The rationale is straightforward: if the seller delivers the business with working capital above the agreed target (for example, because they have been building receivables or running down payables ahead of closing), the buyer receives incremental value and should pay more. Conversely, if working capital is below target, the price is adjusted downward.
​
​
​
​
​
​
​​
​
​
7. Non-Trading Assets and Other Adjustments
Depending on the nature of the business, a number of other items may be included in the bridge:
• Non-cash nor working capital surplus assets: Assets which are not used in the trade of the business, but which are owned by it, examples of which may include land, property or chattels are added back at their market value.
• Inter-company balances: Where the target has inter-company receivables or payables with entities not being acquired, these must be addressed in the bridge, typically as surplus assets (like cash) or liabilities (like debt).

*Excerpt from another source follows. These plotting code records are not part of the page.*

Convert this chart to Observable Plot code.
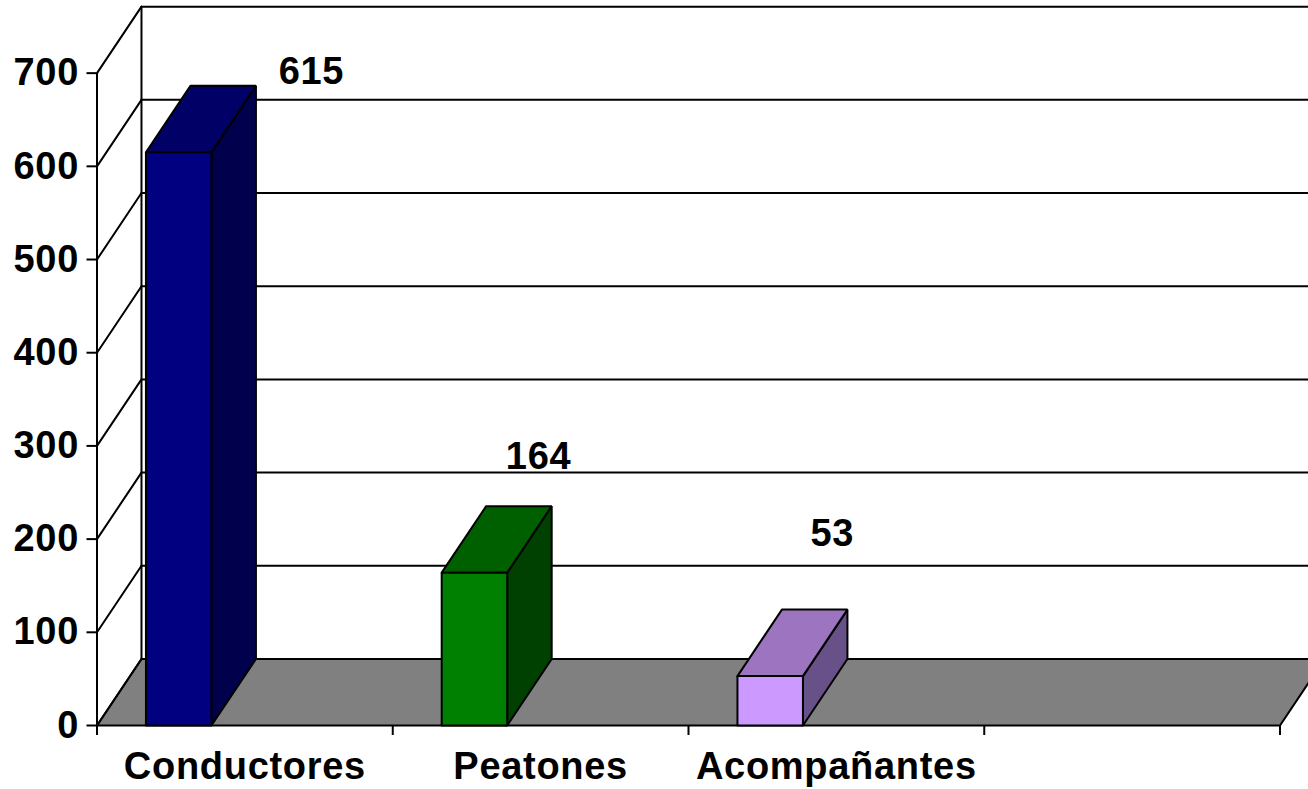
<!DOCTYPE html>
<html lang="es">
<head>
<meta charset="utf-8">
<script src="https://cdn.jsdelivr.net/npm/d3@7"></script>
<script src="https://cdn.jsdelivr.net/npm/@observablehq/plot@0.6"></script>
<style>
html,body{margin:0;padding:0;background:#fff;overflow:hidden}
svg text{letter-spacing:0.7px}
</style>
</head>
<body>
<div id="chart"></div>
<script>
const categories = ["Conductores", "Peatones", "Acompañantes"];
const values = [615, 164, 53];
const valueLabelSlot = [0.725, 1.493, 2.486];
const valueLabelLevel = [701, 288, 206];
const yTicks = [0, 100, 200, 300, 400, 500, 600, 700];
const xBoundaries = [0, 1, 2, 3, 4];
const xLabelSlots = [0.5, 1.5, 2.5];
const frontColors = ["#000080", "#008000", "#cc99ff"];
const topColors = ["#000066", "#006000", "#9d74bf"];
const sideColors = ["#00004d", "#004000", "#685088"];

const depthX = 0.1504, depthY = 71.35;   // 3D offset in slot / value units
const barStart = 0.1655, barWidth = 0.2215;
const slotEnd = 4.2, yMax = 771.5;
const lineW = 2;

const poly = (pts, fill) => Plot.line([...pts, pts[0]].map(([x, y]) => ({x, y})), {
  x: "x", y: "y", fill, stroke: "#000", strokeWidth: lineW, strokeLinejoin: "miter"
});

const wallLines = yTicks.flatMap(v => [
  Plot.line([{x: 0, y: v}, {x: depthX, y: v + depthY}], {x: "x", y: "y", stroke: "#000", strokeWidth: lineW}),
  Plot.line([{x: depthX, y: v + depthY}, {x: slotEnd, y: v + depthY}], {x: "x", y: "y", stroke: "#000", strokeWidth: lineW})
]);

const bars = values.flatMap((v, i) => {
  const x0 = i + barStart, x1 = x0 + barWidth;
  return [
    poly([[x1, 0], [x1 + depthX, depthY], [x1 + depthX, v + depthY], [x1, v]], sideColors[i]),
    poly([[x0, v], [x1, v], [x1 + depthX, v + depthY], [x0 + depthX, v + depthY]], topColors[i]),
    poly([[x0, 0], [x1, 0], [x1, v], [x0, v]], frontColors[i])
  ];
});

const font = "'Liberation Sans', Arial, sans-serif";

const chart = Plot.plot({
  width: 1308,
  height: 789,
  marginLeft: 96.5,
  marginRight: 0,
  marginTop: 6,
  marginBottom: 64,
  style: {fontFamily: font, background: "#fff", overflow: "hidden"},
  x: {domain: [0, (1308 - 96.5) / 295.75]},
  y: {domain: [0, yMax]},
  marks: [
    poly([[0, 0], [depthX, depthY], [4 + depthX, depthY], [4, 0]], "#808080"),
    ...wallLines,
    Plot.line([{x: 0, y: 0}, {x: 0, y: 700}], {x: "x", y: "y", stroke: "#000", strokeWidth: lineW}),
    Plot.line([{x: depthX, y: depthY}, {x: depthX, y: 700 + depthY}], {x: "x", y: "y", stroke: "#000", strokeWidth: lineW}),
    ...bars,
    Plot.axisY({
      ticks: yTicks, tickSize: 10, tickPadding: 8, label: null,
      fontSize: 38, fontWeight: "bold", fill: "#000", strokeWidth: lineW, stroke: "#000"
    }),
    Plot.axisX({
      ticks: xBoundaries, tickSize: 10, tickFormat: () => "", label: null,
      stroke: "#000", strokeWidth: lineW
    }),
    Plot.axisX({
      ticks: xLabelSlots, tickSize: 0, tickPadding: 27, label: null,
      tickFormat: d => categories[Math.floor(d)],
      fontSize: 38, fontWeight: "bold", fill: "#000"
    }),
    Plot.text(values, {
      x: (d, i) => valueLabelSlot[i],
      y: (d, i) => valueLabelLevel[i],
      text: d => String(d),
      fontSize: 38, fontWeight: "bold", fill: "#000", textAnchor: "middle"
    })
  ]
});
document.getElementById("chart").append(chart);
</script>
</body>
</html>
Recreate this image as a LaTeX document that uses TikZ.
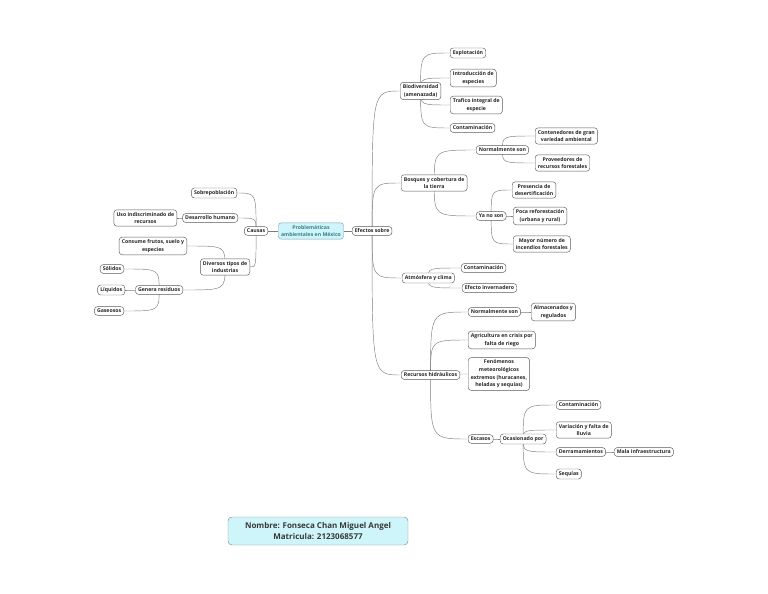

• Capital expenditure obligations: If the business has committed to, but not yet paid for, significant capex, this may be treated as a debt-like deduction.
• Earn-out and deferred consideration: Where the seller is retaining some economic exposure through an earn-out, the structure and risk-sharing of that arrangement may affect the bridge mechanics.
8. Locked Box vs. Completion Accounts
The mechanism by which the bridge is settled will depend on whether the transaction uses a locked box or completion accounts structure.
​
Under a locked box mechanism, the Enterprise Value Equity Value bridge is fixed at a historical balance sheet date (the 'locked box date'), and the buyer accepts the risk of changes in value between that date and completion, subject to protections against 'leakage' (unauthorised value extraction). This provides price certainty for both parties.
Under a completion accounts mechanism, the bridge adjustments are calculated by reference to a balance sheet prepared as at the actual completion date. This introduces post-completion risk and is a more common source of dispute, but it ensures that the bridge reflects the actual financial position of the business at the point of transfer.
Conclusion
The Enterprise Value Equity Value bridge is not a mechanical accounting step; certain adjustments are highly subjective, can have a material impact on deal prices/Equity Values and so in commercial transactions are frequently the subject of dispute and substantive negotiation.
Perhaps the most subjective adjustment is cash, and whether to add back all cash or only surplus cash. The answer should be driven by how the Enterprise Value was struck, the operational cash requirements of the business, and if in a commercial transaction context, the specific definitions agreed in the SPA. Nonetheless, in the vast majority of actual transactions, only surplus cash is credited, a position that reflects the economic reality that not all cash on a balance sheet is genuinely available to a buyer post-completion.
Thus, valuers must pay great care to this area and attempt as best possible to recreate the result that may be achieved in a commercial transaction, requiring detailed analysis and justification for each adjustment.